One valuable essay, "The Psychological Basis of the Opposition to Economic Theory," goes a long way toward explaining present conditions. He considers here the views of those who discount the teachings of economics because they are "deliberately not taught at the universities." Such people "consider a theory to be finally disposed of merely because the authorities who control appointments to academic positions want to know nothing of it." These people see "the criterion of truth in the approval of a government office."
This essay also traces the antipathy and disdain for the creators of wealth from Cicero to modern times. It has been propagated throughout history by the "great aristocratic landowners, princely courtiers, officers of the army and government officials…. It springs directly from the views held in the circles of the educated classes who were in public service and enjoyed a fixed salary and a politically recognized status." Perhaps it is only natural that such vested interests should resent a science that reveals who are the real parasites of our civilization.

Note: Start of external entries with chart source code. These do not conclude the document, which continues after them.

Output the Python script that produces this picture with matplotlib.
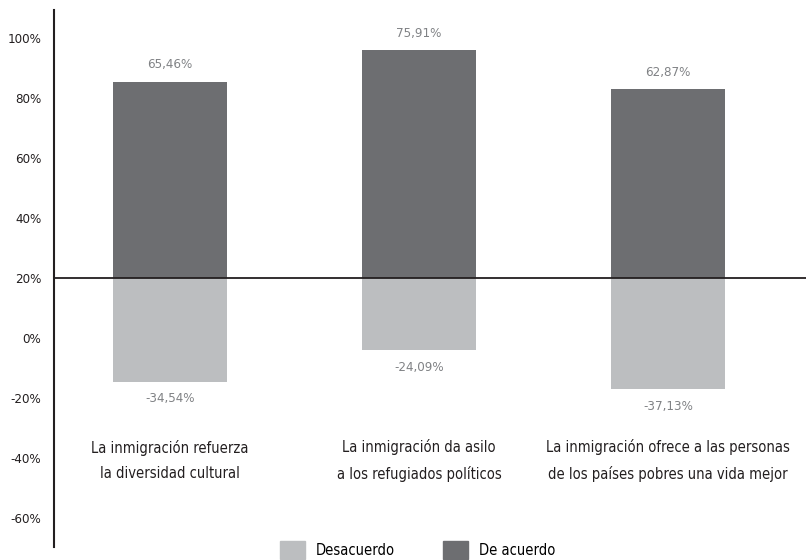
import numpy as np
from matplotlib import pyplot as plt
from matplotlib.patches import Patch

plt.rcParams['font.family'] = ['DejaVu Sans']
plt.rcParams['font.stretch'] = 'condensed'

categories = ['La inmigración refuerza\nla diversidad cultural',
              'La inmigración da asilo\na los refugiados políticos',
              'La inmigración ofrece a las personas\nde los países pobres una vida mejor']
acuerdo = [65.46, 75.91, 62.87]
desacuerdo = [-34.54, -24.09, -37.13]
tick_vals = [100, 80, 60, 40, 20, 0, -20, -40, -60]
offset = 20  # axis labels are shifted: the baseline is labelled 20%

c_dark = '#6d6e71'
c_light = '#bcbec0'
c_text = '#808285'

fig = plt.figure(figsize=(8.06, 5.6), dpi=100)
ax = fig.add_axes([54 / 806, 13 / 560, 752 / 806, 537 / 560])

x = np.arange(len(categories))
w = 0.46
ax.bar(x, acuerdo, w, color=c_dark, zorder=2)
ax.bar(x, desacuerdo, w, color=c_light, zorder=2)
ax.axhline(0, color='#231f20', lw=1.3, zorder=3)

for xi, a, d in zip(x, acuerdo, desacuerdo):
    ax.text(xi, a + 3.5, f'{a:.2f}%'.replace('.', ','), ha='center', va='bottom',
            color=c_text, fontsize=9.5)
    ax.text(xi, d - 3.5, f'{d:.2f}%'.replace('.', ','), ha='center', va='top',
            color=c_text, fontsize=9.5)
    ax.text(xi, -61, categories[xi], ha='center', va='center',
            color='#231f20', fontsize=10.5, linespacing=1.85)

ax.set_xlim(-0.466, 2.554)
ax.set_ylim(-89.7, 89.3)
ax.set_yticks([t - offset for t in tick_vals])
ax.set_yticklabels([f'{t}%' for t in tick_vals])
ax.tick_params(axis='y', length=0, pad=9, labelsize=9.5, labelcolor='#231f20')
ax.set_xticks([])
for s in ['top', 'right', 'bottom']:
    ax.spines[s].set_visible(False)
ax.spines['left'].set_linewidth(1.5)
ax.spines['left'].set_color('#231f20')

handles = [Patch(color=c_light, label='Desacuerdo'),
           Patch(color=c_dark, label='De acuerdo')]
fig.legend(handles=handles, loc='center', bbox_to_anchor=(418 / 806, 10 / 560),
           ncol=2, frameon=False, fontsize=10.5, handlelength=1.7, handleheight=1.6,
           columnspacing=3.3, handletextpad=0.75)

plt.savefig('out.png', dpi=100)
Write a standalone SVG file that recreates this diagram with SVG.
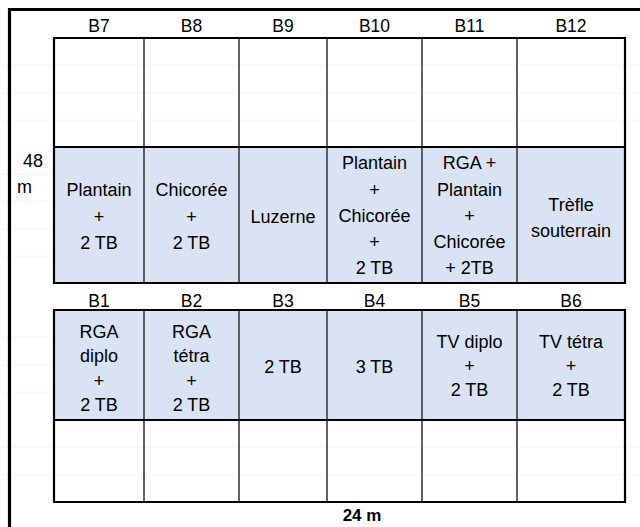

The world today is sadly in need of the knowledge that only the science of economics can provide. Millions believe that economic laws can be repealed and poverty wiped out by voting to do so at the polls. Too few know that there are unalterable laws in the social realm that must be learned and harnessed if the world is to prosper in peace.
The fallacies we hear and read every day were originally the ideas of men little known to most Americans. Dr. Mises has traced a goodly number of these fallacies to their sources. He then uses the lucidity of his logic to expose them.
Ludwig von Mises is the modern master of the science known as economics. His writings may be difficult, but if each of us would read and digest what he could, we would all then have a better grasp of the policies we must pursue, if ever we are to enjoy the continuous prosperity of a durable free society.